SUPPLIED DATA:
────

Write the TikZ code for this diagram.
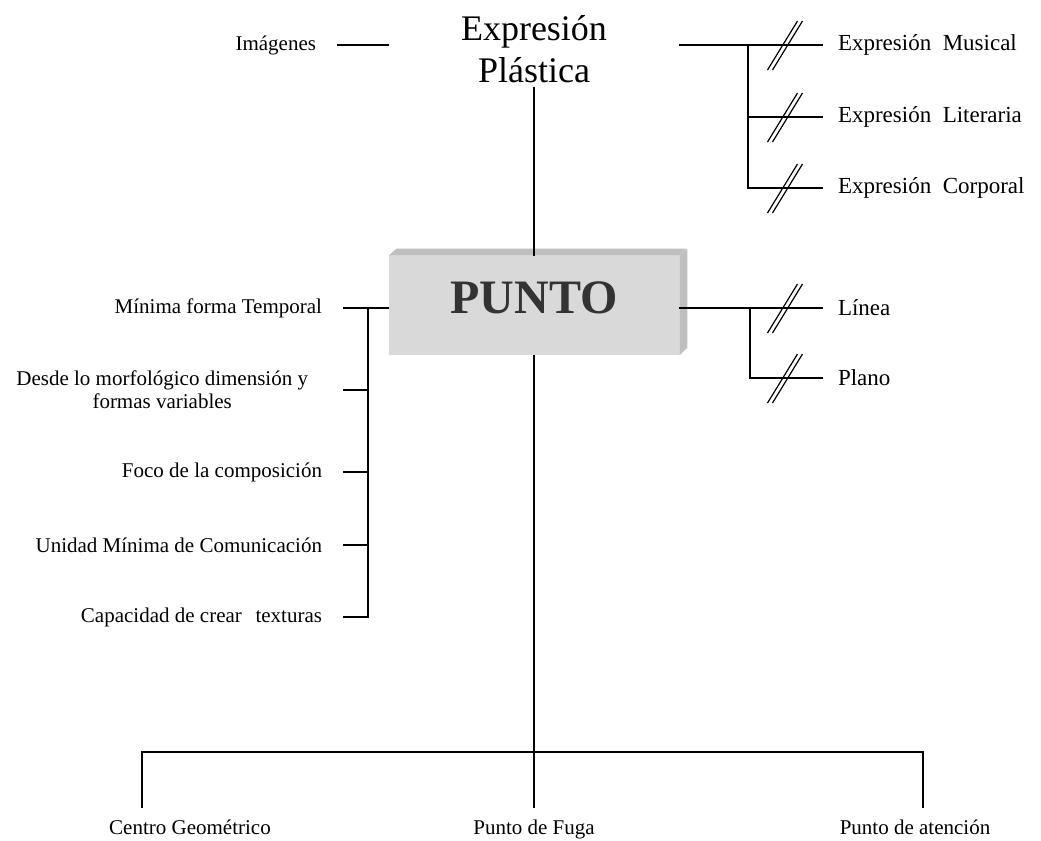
\documentclass[tikz,border=0pt]{standalone}
\usepackage{fontspec}
\setmainfont{Liberation Serif}
\tikzset{
  rotulo/.style={font=\fontsize{10.5}{11.5}\selectfont, inner sep=0pt, outer sep=10.5pt},
  rama/.style={font=\fontsize{11.5}{13}\selectfont, inner sep=0pt, outer sep=7.5pt, anchor=west},
  pie/.style={font=\fontsize{10.5}{11.5}\selectfont, inner sep=0pt, inner ysep=5pt, anchor=north,
              text height=8pt, text depth=2.5pt},
  trazo/.style={line width=0.9pt},
  barra/.pic={\draw[line width=0.6pt] (-17.5,25) -- (12.5,-24) (-12.5,25) -- (17.5,-24);},
}
\begin{document}
\begin{tikzpicture}[x=0.5pt,y=-0.5pt]
  \useasboundingbox (0,0) rectangle (1041,841);
  \node[font=\fontsize{18}{21}\selectfont, align=center, inner sep=2pt] (ep) at (534,49) {Expresión\\Plástica};
  \node[rotulo, anchor=east] (img) at (337,45) {Imágenes};
  \node[minimum width=145pt, minimum height=49.5pt, fill=gray!30, text depth=8pt,
        font=\fontsize{24}{28}\selectfont\bfseries, text=black!80] (punto) at (534,305.5) {PUNTO};
  \fill[gray!50] (punto.north west) -- ++(8,-7) -- ++(290,0) -- (punto.north east) -- cycle;
  \fill[gray!50] (punto.north east) -- ++(8,-7) -- ++(0,99) -- (punto.south east) -- cycle;

  \node[rama] (musical) at (823,45) {Expresión\hspace{0.5em}Musical};
  \node[rama] (literaria) at (823,117) {Expresión\hspace{0.5em}Literaria};
  \node[rama] (corporal) at (823,188) {Expresión\hspace{0.5em}Corporal};
  \node[rama] (linea) at (823,308) {Línea};
  \node[rama] (plano) at (823,378) {Plano};
  \coordinate (nudoSup) at (748,45);
  \coordinate (nudoInf) at (750,308);
  \coordinate (nudoIzq) at (368,308);

  \node[rotulo, anchor=east] (minima) at (343,308) {Mínima forma Temporal};
  \node[rotulo, anchor=east, align=center, outer xsep=17.5pt] (desde) at (343,390) {Desde lo morfológico dimensión y\\formas variables};
  \node[rotulo, anchor=east] (foco) at (343,472) {Foco de la composición};
  \node[rotulo, anchor=east] (unidad) at (343,545) {Unidad Mínima de Comunicación};
  \node[rotulo, anchor=east] (capacidad) at (343,617) {Capacidad de crear\hspace{0.4em} texturas};

  \node[pie] (centro) at (190,808) {Centro Geométrico};
  \node[pie] (fuga) at (534,808) {Punto de Fuga};
  \node[pie] (atencion) at (915,808) {Punto de atención};
  \coordinate (esqIzq) at (142,752);
  \coordinate (esqDer) at (923,752);

  \draw[trazo] (img.east) -- (img.east -| punto.west);
  \draw[trazo] (musical.west -| punto.east) -- (musical.west);
  \draw[trazo] (nudoSup) |- (corporal.west);
  \draw[trazo] (literaria.west -| nudoSup) -- (literaria.west);
  \draw[trazo] (linea.west -| punto.east) -- (linea.west);
  \draw[trazo] (nudoInf) |- (plano.west);
  \foreach \r in {musical,literaria,corporal,linea,plano}
    \path (\r.west) ++(-38,0) pic {barra};

  \draw[trazo] (minima.east) -- (minima.east -| punto.west);
  \draw[trazo] (minima.east -| nudoIzq) |- (capacidad.east);
  \foreach \r in {desde,foco,unidad}
    \draw[trazo] (\r.east) -- (\r.east -| nudoIzq);

  \draw[trazo] (ep.south) -- (punto.north);
  \draw[trazo] (punto.south) -- (fuga.north);
  \draw[trazo] (centro.north -| esqIzq) |- (esqDer) -- (esqDer |- atencion.north);
\end{tikzpicture}
\end{document}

────

EXERCISE DIRECTIONS: Quote in full the listing given above; the images are to be left out.

TASK RESPONSE:
Write the TikZ code for this diagram.
\documentclass[tikz,border=0pt]{standalone}
\usepackage{fontspec}
\setmainfont{Liberation Serif}
\tikzset{
  rotulo/.style={font=\fontsize{10.5}{11.5}\selectfont, inner sep=0pt, outer sep=10.5pt},
  rama/.style={font=\fontsize{11.5}{13}\selectfont, inner sep=0pt, outer sep=7.5pt, anchor=west},
  pie/.style={font=\fontsize{10.5}{11.5}\selectfont, inner sep=0pt, inner ysep=5pt, anchor=north,
              text height=8pt, text depth=2.5pt},
  trazo/.style={line width=0.9pt},
  barra/.pic={\draw[line width=0.6pt] (-17.5,25) -- (12.5,-24) (-12.5,25) -- (17.5,-24);},
}
\begin{document}
\begin{tikzpicture}[x=0.5pt,y=-0.5pt]
  \useasboundingbox (0,0) rectangle (1041,841);
  \node[font=\fontsize{18}{21}\selectfont, align=center, inner sep=2pt] (ep) at (534,49) {Expresión\\Plástica};
  \node[rotulo, anchor=east] (img) at (337,45) {Imágenes};
  \node[minimum width=145pt, minimum height=49.5pt, fill=gray!30, text depth=8pt,
        font=\fontsize{24}{28}\selectfont\bfseries, text=black!80] (punto) at (534,305.5) {PUNTO};
  \fill[gray!50] (punto.north west) -- ++(8,-7) -- ++(290,0) -- (punto.north east) -- cycle;
  \fill[gray!50] (punto.north east) -- ++(8,-7) -- ++(0,99) -- (punto.south east) -- cycle;

  \node[rama] (musical) at (823,45) {Expresión\hspace{0.5em}Musical};
  \node[rama] (literaria) at (823,117) {Expresión\hspace{0.5em}Literaria};
  \node[rama] (corporal) at (823,188) {Expresión\hspace{0.5em}Corporal};
  \node[rama] (linea) at (823,308) {Línea};
  \node[rama] (plano) at (823,378) {Plano};
  \coordinate (nudoSup) at (748,45);
  \coordinate (nudoInf) at (750,308);
  \coordinate (nudoIzq) at (368,308);

  \node[rotulo, anchor=east] (minima) at (343,308) {Mínima forma Temporal};
  \node[rotulo, anchor=east, align=center, outer xsep=17.5pt] (desde) at (343,390) {Desde lo morfológico dimensión y\\formas variables};
  \node[rotulo, anchor=east] (foco) at (343,472) {Foco de la composición};
  \node[rotulo, anchor=east] (unidad) at (343,545) {Unidad Mínima de Comunicación};
  \node[rotulo, anchor=east] (capacidad) at (343,617) {Capacidad de crear\hspace{0.4em} texturas};

  \node[pie] (centro) at (190,808) {Centro Geométrico};
  \node[pie] (fuga) at (534,808) {Punto de Fuga};
  \node[pie] (atencion) at (915,808) {Punto de atención};
  \coordinate (esqIzq) at (142,752);
  \coordinate (esqDer) at (923,752);

  \draw[trazo] (img.east) -- (img.east -| punto.west);
  \draw[trazo] (musical.west -| punto.east) -- (musical.west);
  \draw[trazo] (nudoSup) |- (corporal.west);
  \draw[trazo] (literaria.west -| nudoSup) -- (literaria.west);
  \draw[trazo] (linea.west -| punto.east) -- (linea.west);
  \draw[trazo] (nudoInf) |- (plano.west);
  \foreach \r in {musical,literaria,corporal,linea,plano}
    \path (\r.west) ++(-38,0) pic {barra};

  \draw[trazo] (minima.east) -- (minima.east -| punto.west);
  \draw[trazo] (minima.east -| nudoIzq) |- (capacidad.east);
  \foreach \r in {desde,foco,unidad}
    \draw[trazo] (\r.east) -- (\r.east -| nudoIzq);

  \draw[trazo] (ep.south) -- (punto.north);
  \draw[trazo] (punto.south) -- (fuga.north);
  \draw[trazo] (centro.north -| esqIzq) |- (esqDer) -- (esqDer |- atencion.north);
\end{tikzpicture}
\end{document}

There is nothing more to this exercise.